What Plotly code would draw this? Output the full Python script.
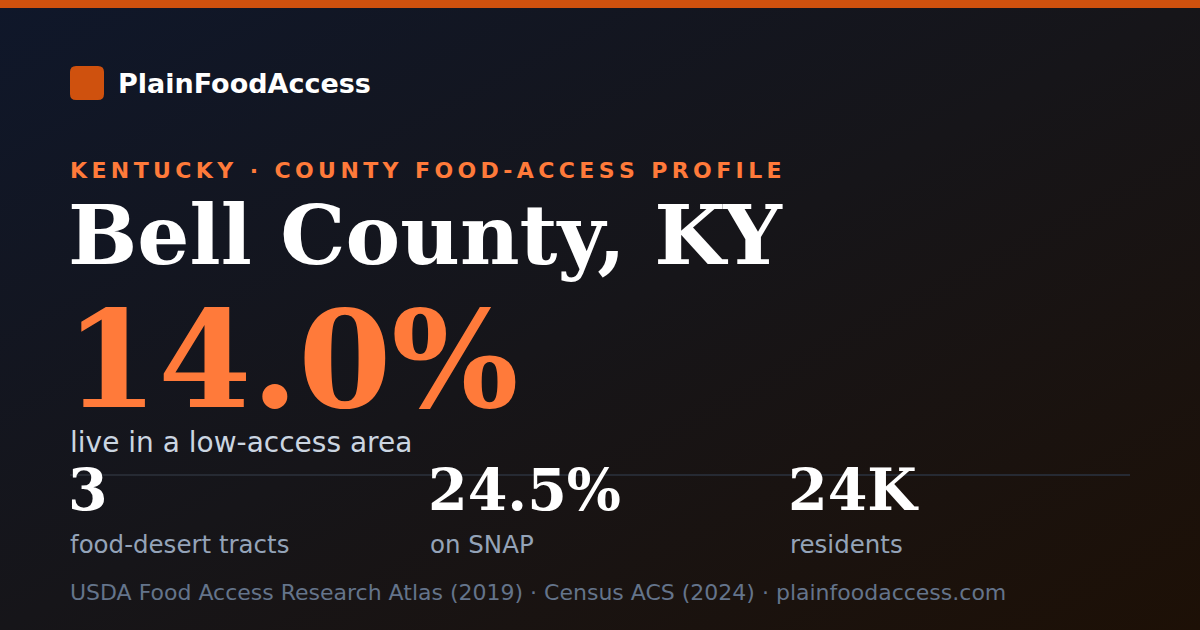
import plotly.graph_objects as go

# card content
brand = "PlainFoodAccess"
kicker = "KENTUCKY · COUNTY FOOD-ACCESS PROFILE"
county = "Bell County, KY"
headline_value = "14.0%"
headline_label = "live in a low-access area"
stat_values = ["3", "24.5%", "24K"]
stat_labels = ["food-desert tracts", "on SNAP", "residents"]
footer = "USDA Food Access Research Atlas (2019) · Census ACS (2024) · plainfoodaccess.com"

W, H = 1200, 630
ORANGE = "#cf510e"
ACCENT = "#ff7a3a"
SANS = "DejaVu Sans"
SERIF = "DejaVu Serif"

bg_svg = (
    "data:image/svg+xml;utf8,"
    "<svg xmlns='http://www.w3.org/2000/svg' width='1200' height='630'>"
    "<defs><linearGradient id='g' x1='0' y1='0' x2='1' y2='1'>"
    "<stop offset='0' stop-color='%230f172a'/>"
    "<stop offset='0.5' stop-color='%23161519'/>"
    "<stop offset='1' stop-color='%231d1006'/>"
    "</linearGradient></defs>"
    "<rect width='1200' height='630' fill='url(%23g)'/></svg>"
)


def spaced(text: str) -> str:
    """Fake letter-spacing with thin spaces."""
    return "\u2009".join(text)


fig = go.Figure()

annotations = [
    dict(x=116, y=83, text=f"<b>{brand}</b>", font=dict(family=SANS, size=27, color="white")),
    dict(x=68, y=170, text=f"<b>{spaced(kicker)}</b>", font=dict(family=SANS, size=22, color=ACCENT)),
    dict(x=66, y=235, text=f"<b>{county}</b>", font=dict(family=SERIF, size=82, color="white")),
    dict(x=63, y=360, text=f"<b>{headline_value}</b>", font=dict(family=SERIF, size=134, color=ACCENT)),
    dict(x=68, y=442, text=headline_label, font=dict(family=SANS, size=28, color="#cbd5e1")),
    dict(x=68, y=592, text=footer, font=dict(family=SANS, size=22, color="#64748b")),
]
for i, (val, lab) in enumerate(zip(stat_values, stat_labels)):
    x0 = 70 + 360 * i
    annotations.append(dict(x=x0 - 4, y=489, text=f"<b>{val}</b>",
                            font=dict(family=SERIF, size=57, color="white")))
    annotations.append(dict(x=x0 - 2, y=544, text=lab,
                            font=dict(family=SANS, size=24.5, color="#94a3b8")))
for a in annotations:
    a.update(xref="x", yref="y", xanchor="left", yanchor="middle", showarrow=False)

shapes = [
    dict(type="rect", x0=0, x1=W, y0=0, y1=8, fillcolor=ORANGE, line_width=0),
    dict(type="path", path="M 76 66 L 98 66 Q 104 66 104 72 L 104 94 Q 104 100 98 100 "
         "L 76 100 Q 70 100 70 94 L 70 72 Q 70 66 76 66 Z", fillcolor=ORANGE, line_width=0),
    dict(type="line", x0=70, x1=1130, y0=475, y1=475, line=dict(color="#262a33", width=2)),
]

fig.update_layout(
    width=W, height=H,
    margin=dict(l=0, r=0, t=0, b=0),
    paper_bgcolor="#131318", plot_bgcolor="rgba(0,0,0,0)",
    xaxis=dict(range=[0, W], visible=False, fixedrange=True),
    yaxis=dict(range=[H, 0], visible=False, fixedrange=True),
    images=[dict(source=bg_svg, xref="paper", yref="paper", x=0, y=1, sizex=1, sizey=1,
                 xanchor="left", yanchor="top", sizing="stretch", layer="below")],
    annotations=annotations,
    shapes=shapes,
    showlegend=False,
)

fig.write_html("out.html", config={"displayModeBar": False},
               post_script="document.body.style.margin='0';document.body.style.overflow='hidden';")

★ ★ ★ ★ ★ ★ ★

> **Short task**
Write down every line from the opening of the listing to the line with "import plotly.graph_objects as go", both included, and nothing else; the pictures are omitted.

> **Exercise solution**
What Plotly code would draw this? Output the full Python script.
import plotly.graph_objects as go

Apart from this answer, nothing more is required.